Sam is a cultural historian and scholar of contemporary peninsular Spanish literature, with particular interests in the Franco dictatorship and the Holocaust. At the core of Sam’s research is a preoccupation with how ideas and information travel across borders and how travelling texts and concepts can influence processes of political, cultural, and social change in other national contexts. His research spans the fields of comparative literature, collective memory, analytic philosophy, and the medical humanities. 

 s.odonoghue1@lancaster.ac.uk

 

Jodie Passey, English Literature and Creative Writing, (she/her)

Jodie is a PhD candidate in English Literature, whose focus is poetry as a form of testimony. Working with poetry from landmark events in recent British history, she argues for the representational possibilities of the form, contending that these testimonial works open up a space in which to push against a political obfuscation of events and reconstruct collective memory. Prior to postgraduate study, Jodie’s background is in Widening Participation, where she worked across schools and colleges in West Cumbria.

j.walker19@lancaster.ac.uk

 

Dr Nicola Thomas, Languages and Cultures, (she/her)
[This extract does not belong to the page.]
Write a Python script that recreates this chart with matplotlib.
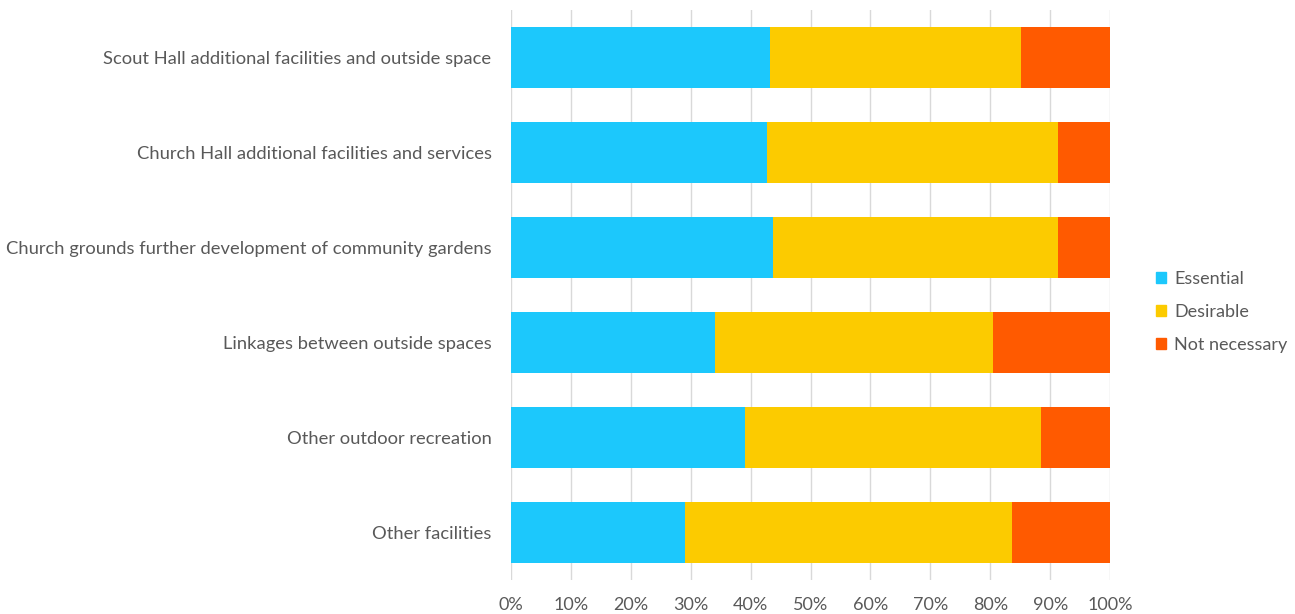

Nicola Thomas is interested in cultural ways of knowing space, place and time across geographical and linguistic boundaries, and is currently leading two British Academy funded projects which address questions of time and temporality in the Anthropocene in comparative contexts. The collaborative interdisciplinary project Wetland Times examines the multiple temporalities of wetland landscapes (Morecambe Bay, the Wadden Sea, and the Congo Basin), showing how different temporal narratives can be used to inform conservation and environmental education practices. She is also interested in and has published on the meaning of extra-terrestrial space in the context of environmental crisis.